How to Extract Data from a Website

As more and more businesses across verticals begin to understand the data’s value, they start assessing different data sources. In many cases, most of the information you can use to make informed business decisions is spread across websites.

It makes you wonder whether there is a method you can use to collect it. Yes, there is. Here is how to extract data from a website and why it’s such an essential step for businesses.

Why is data extraction so valuable?

Data extraction is valuable for many reasons.

First, it enables your business to get access to target data quickly. Instead of creating spreadsheets and manually copy-pasting the data in the relevant fields, you can put data extraction on autopilot. It saves a lot of time and minimizes the number of errors that often come with tedious, repetitive tasks.

Data extraction can help you be more competitive in your target market. Extracting data regarding product offers and prices can streamline competitive analysis. It can help businesses fine-tune their pricing strategies to attract more customers and ensure repeat business.

How businesses use data extraction

Businesses use data extraction to generate new leads as well. They gather data from social media accounts, forums, and community portals. It helps them build an extensive email database containing prospective customers, which they can turn into leads.

Next, we have brand monitoring. Thanks to data extraction, companies can now gauge customer sentiment. They can see what the consumers are talking about their products, services, and overall experience with the brand. Deep insights into sentiment data and brand analysis can help companies make critical changes to achieve their branding and customer experience goals.

Finally, since millions of people use search engines, organizations often have ongoing SEO. Data extraction can help discover which keywords the successful competitors use across their websites, paid ads campaigns, and guest blogs.

How the process works

As you can see, data extraction is valuable. If you want your company to do it, you will need to learn how to extract data from a website.

There is a web scraping operation at the core of every data extraction initiative.

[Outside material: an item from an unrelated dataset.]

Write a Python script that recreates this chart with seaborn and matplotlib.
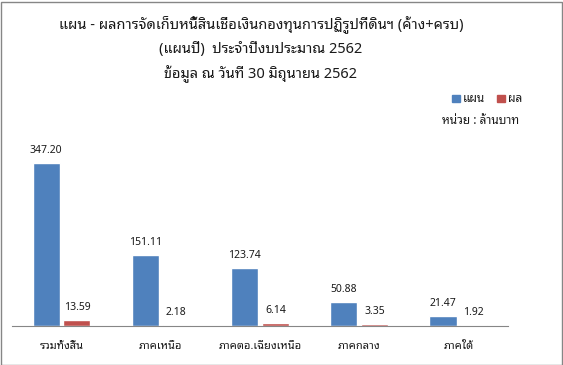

Web scraping refers to targeting and extracting data from websites.

Let’s see how the process works so that you can understand data extraction better.

Finding relevant URLs

Every data extraction process starts with finding relevant URLs – addresses of unique resources on the internet or specific web pages.

For example, if you want to extract product descriptions, prices, and ratings, there is no need to harvest irrelevant data from a particular website’s page, such as blog posts, the homepage, or the About Us page.

Instead, you only make a list of URLs that contain data relevant to your business goal. It makes the data extraction and parsing faster. Plus, you will only get scraped data that genuinely matters to you.

Setting up scraping proxies

Many websites don’t allow data extraction by default; they have anti-scraping measures. If you try to extract data from them from one IP address, the chances are that you will receive an IP block, putting your entire data extraction project in jeopardy.

That’s why you need to set up scraping proxies. The two most commonly used proxies for web scraping are residential and rotating IP proxies. Make sure to get your web scraping scripts and libraries in order during this stage.

For instance, if you use Python for web scraping, you need to set up a script using Requests and Beautiful Soup libraries.

Parsing HTML data

Once you extract the data from a website, you will get this massive unstructured text which is impossible to read. The next stage of a data extraction project is parsing the HTML data, which includes two phases.

First, you need to parse the HTML data into a more readable format to find specific elements and classes in the HTML quickly.

Once you find out which HTML elements and classes contain the data you need, you can start extracting it from the structured HTML.

Storing scraped data

The final step is to store the scraped data. For instance, scraping data via Python lets you extract the final output in DataFrame format, which is a default in Python. However, if the web scraping code stops running, you can have an incomplete data set.

Many organizations use web scraping scripts that automatically output the data in a CSV file as you are extracting the data.

Go to the blog article by Oxylabs to learn about the process in more detail.

Conclusion

Hopefully, now you understand how to extract data from a website. The process is relatively simple once you have some experience with it.

It can help you facilitate data-driven decision-making, understand your target market better, and discover what the competitors are doing. You can then gain a competitive edge and start building long-term business growth.